Belial: Chapter 2 – Cause of Chaos
Satan is dead and Lucifer’s son, Belial, is firmly in the frame for the murder. Without leadership, demons are running amok on Earth and heaven seems unwilling to intervene. Flashback two weeks to when Belial is planning a coup, having recovered the powers Satan ripped from him in chapter one. Anticipating Belial’s plans, Satan has shut off hell’s power and sealed himself away in his private sanctum. As Belial, you must gather a legion to help you restore power and get through the gates blocking access to Satan’s lair.
Whilst this game from keybol is a sequel, playing the first chapter is not vital, as everything you need to know is explained here. Despite the subject matter, this is not a gory horror game, though the story is mostly played straight with occasional flashes of humour. The graphics are done in a cartoon style with shading to give depth, and they are well-animated, especially Belial’s use of his wings and tail. The adventure presents a moderate challenge, so you will need to keep your wits about you to spot vital clues and necessary objects. Along with more conventional puzzles, you will use Belial’s own demonic powers, such as fire and lightning, to advance. You will also recruit a cohort of five other demons to assist in your quest, each providing access to a power of their own. The soundtrack includes suitable sound effects and a tune that starts off eerie and builds to a more dramatic tone. Though this score is repeated for a large portion of the game, the way it suits the atmosphere largely prevents the repetition from becoming distracting. There is a side quest to find 15 forks hidden throughout the game, and finding all of them unlocks a slightly longer ending.
A House in California
Somewhere in California there is a house. It once had light and colour and sound, but all those things are gone now, and four different characters now seek to restore the house to what it was. Searching through a surreal, minimalist world where memory plays an important role, can you bring back life to this house in California?

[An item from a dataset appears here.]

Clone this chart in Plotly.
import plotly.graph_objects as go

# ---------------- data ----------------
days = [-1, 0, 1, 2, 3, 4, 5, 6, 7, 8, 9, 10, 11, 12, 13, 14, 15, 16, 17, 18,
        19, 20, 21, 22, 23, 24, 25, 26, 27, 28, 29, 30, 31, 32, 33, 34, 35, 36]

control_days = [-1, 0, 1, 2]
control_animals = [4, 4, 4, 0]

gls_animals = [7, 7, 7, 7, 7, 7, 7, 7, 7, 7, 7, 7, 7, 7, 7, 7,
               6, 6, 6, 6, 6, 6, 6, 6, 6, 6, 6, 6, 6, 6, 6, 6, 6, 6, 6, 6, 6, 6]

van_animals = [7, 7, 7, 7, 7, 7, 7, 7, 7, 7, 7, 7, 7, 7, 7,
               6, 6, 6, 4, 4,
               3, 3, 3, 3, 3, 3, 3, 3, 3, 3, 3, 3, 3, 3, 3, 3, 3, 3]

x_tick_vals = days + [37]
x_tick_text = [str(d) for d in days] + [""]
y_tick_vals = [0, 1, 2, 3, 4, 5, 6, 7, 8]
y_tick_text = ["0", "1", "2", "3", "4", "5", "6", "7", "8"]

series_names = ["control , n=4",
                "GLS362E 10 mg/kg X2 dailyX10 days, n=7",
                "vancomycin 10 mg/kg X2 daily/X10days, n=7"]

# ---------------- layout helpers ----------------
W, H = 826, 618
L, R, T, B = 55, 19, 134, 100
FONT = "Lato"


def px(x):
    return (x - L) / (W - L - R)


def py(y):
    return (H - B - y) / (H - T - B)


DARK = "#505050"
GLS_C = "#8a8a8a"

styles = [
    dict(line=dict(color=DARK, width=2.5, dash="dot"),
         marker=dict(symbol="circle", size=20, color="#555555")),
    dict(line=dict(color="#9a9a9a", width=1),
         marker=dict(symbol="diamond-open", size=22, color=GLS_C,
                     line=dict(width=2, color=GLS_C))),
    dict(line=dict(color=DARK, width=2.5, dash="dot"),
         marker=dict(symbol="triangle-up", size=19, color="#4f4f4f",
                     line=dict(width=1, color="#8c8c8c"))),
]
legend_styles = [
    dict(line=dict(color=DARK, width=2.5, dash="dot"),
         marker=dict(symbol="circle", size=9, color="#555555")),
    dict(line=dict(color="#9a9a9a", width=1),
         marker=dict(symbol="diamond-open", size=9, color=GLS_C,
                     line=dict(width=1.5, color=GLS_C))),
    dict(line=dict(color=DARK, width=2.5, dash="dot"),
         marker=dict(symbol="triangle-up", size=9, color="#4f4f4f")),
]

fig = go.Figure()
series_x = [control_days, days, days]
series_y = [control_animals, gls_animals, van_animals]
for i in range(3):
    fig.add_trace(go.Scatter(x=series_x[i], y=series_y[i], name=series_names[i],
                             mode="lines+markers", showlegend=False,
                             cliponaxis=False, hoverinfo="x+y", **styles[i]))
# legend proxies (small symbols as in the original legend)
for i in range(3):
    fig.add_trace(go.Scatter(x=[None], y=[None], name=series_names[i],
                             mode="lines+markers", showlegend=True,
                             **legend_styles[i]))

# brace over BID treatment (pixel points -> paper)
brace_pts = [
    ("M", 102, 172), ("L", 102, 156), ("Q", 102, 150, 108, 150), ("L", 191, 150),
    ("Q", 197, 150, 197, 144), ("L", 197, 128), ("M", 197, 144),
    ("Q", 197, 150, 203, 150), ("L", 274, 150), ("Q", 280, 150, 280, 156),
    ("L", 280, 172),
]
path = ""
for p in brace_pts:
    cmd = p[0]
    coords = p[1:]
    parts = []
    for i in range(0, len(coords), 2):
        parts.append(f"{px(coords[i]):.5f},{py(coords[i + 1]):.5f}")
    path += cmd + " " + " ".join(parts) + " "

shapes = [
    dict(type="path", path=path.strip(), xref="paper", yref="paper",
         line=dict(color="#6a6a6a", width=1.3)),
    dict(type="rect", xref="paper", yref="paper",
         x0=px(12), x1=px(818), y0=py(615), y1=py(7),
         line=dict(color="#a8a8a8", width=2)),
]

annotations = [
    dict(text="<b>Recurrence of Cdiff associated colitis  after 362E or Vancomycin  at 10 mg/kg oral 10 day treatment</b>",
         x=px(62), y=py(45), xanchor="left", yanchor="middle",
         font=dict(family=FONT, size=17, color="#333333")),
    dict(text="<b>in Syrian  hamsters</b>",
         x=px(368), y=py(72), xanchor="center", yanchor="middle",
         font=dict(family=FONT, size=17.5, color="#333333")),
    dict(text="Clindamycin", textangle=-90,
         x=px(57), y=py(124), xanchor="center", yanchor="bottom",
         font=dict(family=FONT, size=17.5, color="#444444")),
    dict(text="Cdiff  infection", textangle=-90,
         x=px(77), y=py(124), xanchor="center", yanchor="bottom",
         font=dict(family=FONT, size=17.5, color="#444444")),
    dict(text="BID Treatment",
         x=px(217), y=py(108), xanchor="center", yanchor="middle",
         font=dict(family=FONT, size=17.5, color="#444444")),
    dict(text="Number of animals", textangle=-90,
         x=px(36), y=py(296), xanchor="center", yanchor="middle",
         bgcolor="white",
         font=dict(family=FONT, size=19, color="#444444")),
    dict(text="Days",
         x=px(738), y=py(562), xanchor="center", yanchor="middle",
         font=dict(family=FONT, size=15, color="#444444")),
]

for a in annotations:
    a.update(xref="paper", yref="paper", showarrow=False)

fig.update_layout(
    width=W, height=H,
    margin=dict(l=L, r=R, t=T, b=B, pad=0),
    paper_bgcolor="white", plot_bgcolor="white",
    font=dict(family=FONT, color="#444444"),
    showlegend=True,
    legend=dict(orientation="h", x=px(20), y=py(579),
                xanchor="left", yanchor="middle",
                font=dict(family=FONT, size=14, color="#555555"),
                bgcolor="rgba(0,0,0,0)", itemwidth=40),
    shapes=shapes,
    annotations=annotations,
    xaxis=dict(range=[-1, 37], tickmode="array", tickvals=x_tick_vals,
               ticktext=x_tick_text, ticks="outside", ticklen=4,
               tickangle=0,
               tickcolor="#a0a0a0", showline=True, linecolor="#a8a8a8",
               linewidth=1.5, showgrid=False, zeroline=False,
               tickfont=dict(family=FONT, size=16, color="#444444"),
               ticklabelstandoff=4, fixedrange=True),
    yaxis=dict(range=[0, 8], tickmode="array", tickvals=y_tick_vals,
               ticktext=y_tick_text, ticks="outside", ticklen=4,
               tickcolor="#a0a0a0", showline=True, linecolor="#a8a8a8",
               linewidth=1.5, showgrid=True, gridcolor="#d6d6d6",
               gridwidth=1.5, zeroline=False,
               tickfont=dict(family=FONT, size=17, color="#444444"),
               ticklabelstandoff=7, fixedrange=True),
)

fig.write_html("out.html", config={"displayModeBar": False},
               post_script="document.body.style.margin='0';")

At times more a surrealist work of art than a game, this is undoubtedly an experience well outside the mainstream. The graphic style is mostly line drawn in shades of grey, with a handful of glowing orange fireflies initially serving as the only indications of colour. With the house having lost its sound, the game also begins in total silence. The four characters, named but otherwise undistinguished, each have their own chapter, and interaction is entirely handled using the verb list at the bottom of the screen. This list changes depending on your location, and actions include some unusual options such as “Play” and “Cook”. The most often used are “Remember” and “Forget”. By remembering certain items or locations, you are able to travel to them, later needing to forget them to return. This control system leads to puzzles that, whilst not especially difficult, require some investment in the strange game world to understand.
As a cowboy drawn to the American west by the lure of gold, six months of searching have left you almost destitute. Having traded your last few belongings for a horse and some supplies, you set out across the plains. Along the way, a strange tornado snatches you up, and when you come to your senses you are outside the strange town of Red Hill. You just want to continue your journey, but leaving town is not going to be an easy task. Appearing alternately as living community and forsaken ghost town, reality seems uncertain. One thing is certain, though: Madam Aurora’s show is coming, and you probably don’t want to be here when it arrives.

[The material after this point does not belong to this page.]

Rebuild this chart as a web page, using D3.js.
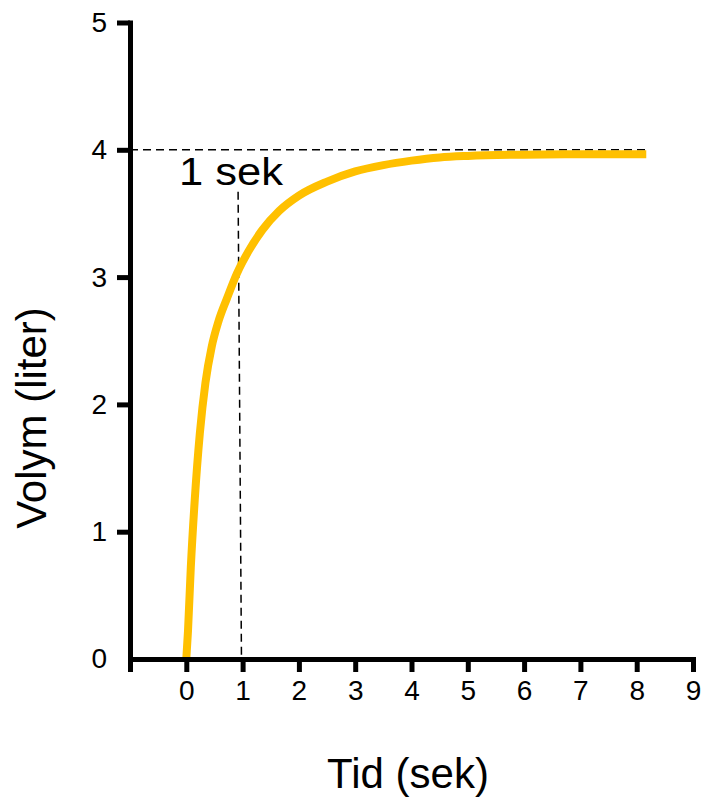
<!DOCTYPE html>
<html>
<head>
<meta charset="utf-8">
<script src="https://cdn.jsdelivr.net/npm/d3@7"></script>
<style>
  html, body { margin: 0; padding: 0; background: #fff; }
  svg { display: block; }
  text { font-family: "Liberation Sans", Arial, Helvetica, sans-serif; fill: #000; }
</style>
</head>
<body>
<svg id="chart" width="702" height="800"></svg>
<script>
// Expired volume over time (forced expiration curve)
const timeSec = [0, 0.03, 0.08, 0.15, 0.24, 0.34, 0.45, 0.57, 0.72, 0.9, 1.1, 1.35, 1.65, 2.0, 2.5, 3.0, 3.5, 4.0, 4.5, 5.0, 6.0, 7.0, 8.17];
const volumeL = [0, 0.22, 0.72, 1.25, 1.77, 2.17, 2.45, 2.65, 2.83, 3.03, 3.2, 3.37, 3.52, 3.64, 3.75, 3.83, 3.88, 3.915, 3.94, 3.952, 3.962, 3.965, 3.965];

// Reference guides: plateau level and the one-second mark
const plateauX = [-1, 8.19];
const plateauY = [4, 4];
const oneSecX = [0.92, 0.98];
const oneSecY = [3.67, 0];

const xTicks = [-1, 0, 1, 2, 3, 4, 5, 6, 7, 8, 9];
const xTickLabels = ["", "0", "1", "2", "3", "4", "5", "6", "7", "8", "9"];
const yTicks = [0, 1, 2, 3, 4, 5];
const yTickLabels = ["0", "1", "2", "3", "4", "5"];

const xTitle = "Tid (sek)";
const yTitle = "Volym (liter)";
const guideLabel = "1 sek";

const svg = d3.select("#chart");

const x = d3.scaleLinear().domain([-1, 9]).range([130, 693]);
const y = d3.scaleLinear().domain([0, 5]).range([659, 22.5]);

const axisW = 5;

// Dashed guide lines
const guide = d3.line().x(d => x(d[0])).y(d => y(d[1]));
svg.append("path")
  .attr("d", guide(d3.zip(plateauX, plateauY)))
  .attr("fill", "none").attr("stroke", "#000")
  .attr("stroke-width", 1.5).attr("stroke-dasharray", "8,5");
svg.append("path")
  .attr("d", guide(d3.zip(oneSecX, oneSecY)))
  .attr("fill", "none").attr("stroke", "#000")
  .attr("stroke-width", 1.5).attr("stroke-dasharray", "8,5");

// Volume curve
const line = d3.line()
  .x(d => x(d[0]))
  .y(d => y(d[1]))
  .curve(d3.curveMonotoneX);
svg.append("path")
  .attr("d", line(d3.zip(timeSec, volumeL)))
  .attr("fill", "none")
  .attr("stroke", "#FFC000")
  .attr("stroke-width", 8)
  .attr("stroke-linejoin", "round");

// X axis
const xAxis = d3.axisBottom(x)
  .tickValues(xTicks)
  .tickFormat((d, i) => xTickLabels[i])
  .tickSize(13)
  .tickSizeOuter(0)
  .tickPadding(8);
const gx = svg.append("g").attr("transform", `translate(0,${y(0)})`).call(xAxis);
gx.select(".domain").attr("stroke-width", axisW).attr("stroke-linecap", "square");
gx.selectAll(".tick line").attr("stroke-width", axisW);
gx.selectAll(".tick text").attr("font-size", 28).attr("font-family", "Liberation Sans, Arial, sans-serif");

// Y axis
const yAxis = d3.axisLeft(y)
  .tickValues(yTicks)
  .tickFormat((d, i) => yTickLabels[i])
  .tickSize(13)
  .tickSizeOuter(0)
  .tickPadding(10);
const gy = svg.append("g").attr("transform", `translate(${x(-1)},0)`).call(yAxis);
gy.select(".domain").attr("stroke-width", axisW).attr("stroke-linecap", "square");
gy.selectAll(".tick line").attr("stroke-width", axisW)
  .attr("display", d => d === 0 ? "none" : null);
gy.selectAll(".tick text").attr("font-size", 28).attr("font-family", "Liberation Sans, Arial, sans-serif");

// Axis titles
svg.append("text")
  .attr("x", 408).attr("y", 788)
  .attr("text-anchor", "middle")
  .attr("font-size", 42)
  .text(xTitle);
svg.append("text")
  .attr("transform", "translate(46,418) rotate(-90)")
  .attr("text-anchor", "middle")
  .attr("font-size", 42)
  .text(yTitle);

// Guide label
svg.append("text")
  .attr("x", 179).attr("y", 185)
  .attr("font-size", 38)
  .attr("textLength", 104)
  .attr("lengthAdjust", "spacingAndGlyphs")
  .text(guideLabel);
</script>
</body>
</html>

The graphics display a watercolour style with faded colours that suit the dusty and sometimes desolate nature of the setting. The town has an old western feel complete with the usual locations like a saloon, all wonderfully rendered. The soundtrack consists of a slow guitar piece with a background drone that rises and falls, an ambient track that perfectly fits both the western setting and the supernatural feel. You’ll also get to play two reels of music in an old player piano, both of which also feel very much at home here. Conversations with townsfolk will give you some story background, as well as provide certain items. Other than that, you will mostly be hunting for and using objects to further your quest to escape. The local shop has a number of red herrings in it, but the ability to sell items you have no need for should prevent money from being a problem.
This Pastel Games production can be played online at Games Nitro.
Johnny, Why Are You Late?!
We‘ve all had one of those days where things seem to conspire against us and we end up being late for work. Explaining his tardiness to his boss, Johnny is keen to stress that it isn’t because of his alarm clock. The subsequent backstory, played out over the course of the game, will involve a wife who hogs the bathroom, a son who is less than respectful to his father, and objects stored in the most unhelpful of places.
This is a gently comedic tale from keybol, with our hero fighting against the mundane frustrations of every day life rather than saving the world or foiling secret conspiracies. The graphics feature a cartoon style using bright colours and flat objects with limited detail, though all objects are recognisable and the characters have basic expressions. The trumpet and bell background tune is pleasant enough, but its repetition grated on me after a while, making the mute option invaluable. The puzzles are not overly taxing for an experienced gamer, but they incorporate a light mix of locating lock combinations and inventory use. There is also one puzzle which will require a small amount of dexterity with the mouse.